Compassion and Patience
If you managed to get through this checklist so far and think everything is aligned, you have to be honest with yourself – very, very honest. Do you have the compassion and patience to take care of a loved one who is changing every day. Who is sometimes angry, sometimes scared, sometimes sad, sometimes frustrated, sometimes confused (physically as a side effect or emotionally or intellectually), and in the end taking it all out on you? In an episode of dehydration induced confusion, my mom was yelling at me, telling me I was trying to trick her, was convinced I was going to abandon her in an emergency room if I took her there to get help … and through it all, I had to hug her, and hold her hand, and tell her I loved her, and remind her that my number one job is to keep her safe (something we told my nephews often since they were very little). Watching a loved one suffer is brutal, and as hard as it is on you, a caretaker has to remember what the person experiencing it all first-hand is going through.

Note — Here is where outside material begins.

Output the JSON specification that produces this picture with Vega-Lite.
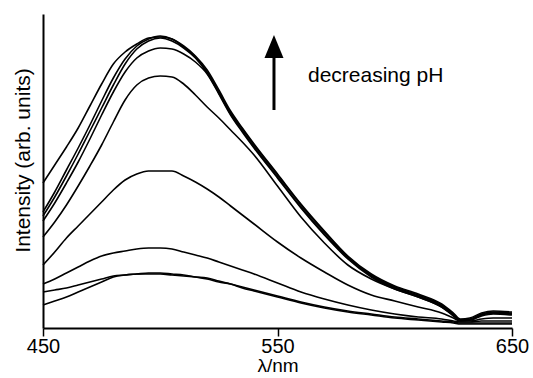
{
  "$schema": "https://vega.github.io/schema/vega-lite/v6.json",
  "width": 469,
  "height": 314,
  "autosize": {"type": "none"},
  "padding": {"left": 43, "top": 14, "right": 21, "bottom": 50},
  "background": "white",
  "config": {"view": {"stroke": null}, "font": "Liberation Sans"},
  "layer": [
    {
      "data": {"values": [
        {"w":450,"s1":145,"s2":116,"s3":112,"s4":107,"s5":91,"s6":63,"s7":44,"s8":36,"s9":23},
        {"w":455,"s1":163,"s2":136,"s3":131,"s4":125,"s5":106,"s6":76,"s7":49,"s8":38,"s9":27},
        {"w":460,"s1":181,"s2":158,"s3":152,"s4":145,"s5":123,"s6":90,"s7":55,"s8":40,"s9":31},
        {"w":465,"s1":200,"s2":180,"s3":174,"s4":166,"s5":142,"s6":102,"s7":61,"s8":43,"s9":36},
        {"w":470,"s1":222,"s2":203,"s3":197,"s4":189,"s5":162,"s6":114,"s7":67,"s8":46,"s9":41},
        {"w":475,"s1":244,"s2":227,"s3":220,"s4":213,"s5":183,"s6":126,"s7":72,"s8":49,"s9":46},
        {"w":480,"s1":264,"s2":250,"s3":243,"s4":236,"s5":206,"s6":138,"s7":75,"s8":52,"s9":51},
        {"w":485,"s1":276,"s2":269,"s3":264,"s4":256,"s5":228,"s6":148,"s7":77,"s8":53,"s9":53},
        {"w":490,"s1":284,"s2":282,"s3":279,"s4":270,"s5":243,"s6":154,"s7":79,"s8":54,"s9":54},
        {"w":495,"s1":290,"s2":289,"s3":287,"s4":277,"s5":250,"s6":157,"s7":80,"s8":54,"s9":55},
        {"w":500,"s1":291,"s2":292,"s3":290,"s4":280,"s5":252,"s6":157,"s7":80,"s8":54,"s9":55},
        {"w":505,"s1":289,"s2":289,"s3":287,"s4":279,"s5":251,"s6":157,"s7":79,"s8":53,"s9":54},
        {"w":510,"s1":282,"s2":281,"s3":280,"s4":274,"s5":244,"s6":152,"s7":76,"s8":52,"s9":53},
        {"w":515,"s1":272,"s2":271,"s3":270,"s4":266,"s5":233,"s6":146,"s7":73,"s8":51,"s9":51},
        {"w":520,"s1":258,"s2":256,"s3":255,"s4":254,"s5":221,"s6":139,"s7":70,"s8":50,"s9":49},
        {"w":525,"s1":238,"s2":236,"s3":235,"s4":234,"s5":210,"s6":131,"s7":66,"s8":47,"s9":46},
        {"w":530,"s1":217,"s2":215,"s3":214,"s4":213,"s5":198,"s6":122,"s7":62,"s8":44,"s9":44},
        {"w":535,"s1":200,"s2":199,"s3":197,"s4":196,"s5":186,"s6":113,"s7":58,"s8":41,"s9":40},
        {"w":540,"s1":184,"s2":183,"s3":181,"s4":180,"s5":173,"s6":104,"s7":54,"s8":38,"s9":37},
        {"w":550,"s1":154,"s2":153,"s3":151,"s4":150,"s5":142,"s6":86,"s7":45,"s8":32,"s9":31},
        {"w":560,"s1":124,"s2":123,"s3":121,"s4":120,"s5":111,"s6":70,"s7":36,"s8":26,"s9":25},
        {"w":570,"s1":97,"s2":96,"s3":94,"s4":93,"s5":85,"s6":56,"s7":29,"s8":21,"s9":20},
        {"w":580,"s1":72,"s2":71,"s3":70,"s4":69,"s5":63,"s6":43,"s7":23,"s8":17,"s9":16},
        {"w":590,"s1":54,"s2":53,"s3":52,"s4":51,"s5":49,"s6":33,"s7":18,"s8":14,"s9":13},
        {"w":600,"s1":42,"s2":41,"s3":40,"s4":39,"s5":39,"s6":27,"s7":14,"s8":11,"s9":10},
        {"w":610,"s1":34,"s2":33,"s3":32,"s4":31,"s5":31,"s6":21,"s7":11,"s8":9,"s9":8},
        {"w":620,"s1":24,"s2":23,"s3":22,"s4":21,"s5":21,"s6":15,"s7":9,"s8":7,"s9":6},
        {"w":625,"s1":15,"s2":14,"s3":13,"s4":12,"s5":13,"s6":10,"s7":7,"s8":6,"s9":5},
        {"w":628,"s1":9,"s2":8,"s3":8,"s4":7,"s5":8,"s6":7,"s7":6,"s8":5,"s9":4},
        {"w":632,"s1":10,"s2":9,"s3":8,"s4":8,"s5":8,"s6":7,"s7":6,"s8":5,"s9":4},
        {"w":637,"s1":15,"s2":14,"s3":13,"s4":13,"s5":12,"s6":9,"s7":7,"s8":5,"s9":4},
        {"w":642,"s1":17,"s2":16,"s3":15,"s4":15,"s5":14,"s6":10,"s7":7,"s8":5,"s9":4},
        {"w":650,"s1":16,"s2":15,"s3":14,"s4":14,"s5":13,"s6":10,"s7":7,"s8":5,"s9":4}
      ]},
      "transform": [{"fold": ["s1","s2","s3","s4","s5","s6","s7","s8","s9"], "as": ["series", "v"]}],
      "mark": {"type": "line", "color": "black", "strokeWidth": 1.6, "interpolate": "monotone"},
      "encoding": {
        "x": {"field": "w", "type": "quantitative",
          "scale": {"domain": [450, 650], "nice": false, "zero": false},
          "axis": {"values": [450, 550, 650], "title": "λ/nm", "titleFontSize": 19, "titleFontWeight": "normal", "titleColor": "black",
            "labelFontSize": 20, "labelColor": "black", "labelFlush": false, "labelPadding": 0, "titlePadding": 0,
            "tickSize": 8, "tickColor": "black", "tickWidth": 1.5, "domainColor": "black", "domainWidth": 2, "grid": false}},
        "y": {"field": "v", "type": "quantitative",
          "scale": {"domain": [0, 314], "nice": false},
          "axis": {"title": "Intensity (arb. units)", "labels": false, "ticks": false, "grid": false,
            "domainColor": "black", "domainWidth": 2, "titleFontSize": 21, "titleFontWeight": "normal", "titleColor": "black",
            "titleX": -20, "titleY": 146, "titleBaseline": "middle"}},
        "detail": {"field": "series"}
      }
    },
    {
      "data": {"values": [{"w": 548.5, "v": 218, "v2": 270}]},
      "mark": {"type": "rule", "color": "black", "strokeWidth": 3},
      "encoding": {
        "x": {"field": "w", "type": "quantitative"},
        "y": {"field": "v", "type": "quantitative"},
        "y2": {"field": "v2"}
      }
    },
    {
      "data": {"values": [{"w": 548.5, "v": 281.5}]},
      "mark": {"type": "point", "shape": "M0,-1L-0.826,1L0.826,1Z", "size": 529, "filled": true, "color": "black", "opacity": 1},
      "encoding": {
        "x": {"field": "w", "type": "quantitative"},
        "y": {"field": "v", "type": "quantitative"}
      }
    },
    {
      "data": {"values": [{"w": 563, "v": 252, "label": "decreasing pH"}]},
      "mark": {"type": "text", "align": "left", "baseline": "middle", "fontSize": 21, "color": "black"},
      "encoding": {
        "x": {"field": "w", "type": "quantitative"},
        "y": {"field": "v", "type": "quantitative"},
        "text": {"field": "label"}
      }
    }
  ]
}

Yes, sometimes the caretaker needs to walk away for a moment (or a few hours, or a weekend!), but in the end, if you are a person whose personality isn’t imbued with compassion and patience, then I don’t recommend serving as a caregiver for a loved one. It is better to admit upfront that this isn’t a part of your genetic makeup, then to create a major rift between you and loved one because it wasn’t something you were built for and tried to do it and couldn’t. This is one time where “fail forward” isn’t an option. So, the sixth ingredient in the recipe for the “Perfect Storm” of caregiving, is a personality with built-in compassion and extreme patience.
Yes
There is not a single person who should be judged if they have all of the above explained traits and still don’t want to take on the role as a primary caregiver for a loved one. You have to want to say “yes” and not be guilted into it or forced into it. It’s that simple. And if you agree to take on the role and at some point it becomes too much or another competing priority is taking precedent, then you have to change your “yes” to a “no” – giving the adjacent family and friends some reasonable time to transition to a new caretaker or a team of caretakers. Again, I would beg anyone to not judge another for either stepping out or for not agreeing to step in from the beginning. So, the final ingredient in the recipe for the “Perfect Storm” of caregiving, is the willingness to say “Yes.”
Reflection
Having all of the ingredients is a gift. I am blessed to have been able to step into this role as primary caretaker and put the rest of my life on hold. I have now transitioned to the role of estate executor/trustee and am responsible for cleaning out my family home of 50 years while resolving all the legal and financial matters that come along with a person’s well-lived life. I am choosing to stay here in St. Louis until the last item is out of the house (with a few much-needed vacations sprinkled in here and there) but I am also very much ready to get back to my career. I love being a Jewish educator and I get so energized when speaking with people about the field in the meta and the practices in the micro. I desperately miss my colleagues across the world and I miss the learners of all ages. (Not to mention some major conference FOMO the last year as the in-person gatherings have begun to emerge.) And as I mentioned before, I am still recovering from that very unfortunate ankle break (violation of the bones, obliteration of the joint, demolishing of the structure), actively engaged in PT, and very, very much the patient now being forced to allow others to serve as caretakers (a huge tribe of them!).
S.O. G.LA.D.
Silver Lining
Optimism
Gratitude
Learning
Achieved/Accomplished
Delighted In
Jan 11, 2023 @ 21:57:50
Robyn, Thank you for your thoughtful and thought-provoking words. As someone involved with caretaking of my mom, I appreciate your insight. Wishing you r’fua shleima. Catherine
Jan 12, 2023 @ 00:01:17
I hope that your journey with your mom gives you peace when all is said and done. For me, I came out of it with no regrets (lots of grey hair but no regrets.)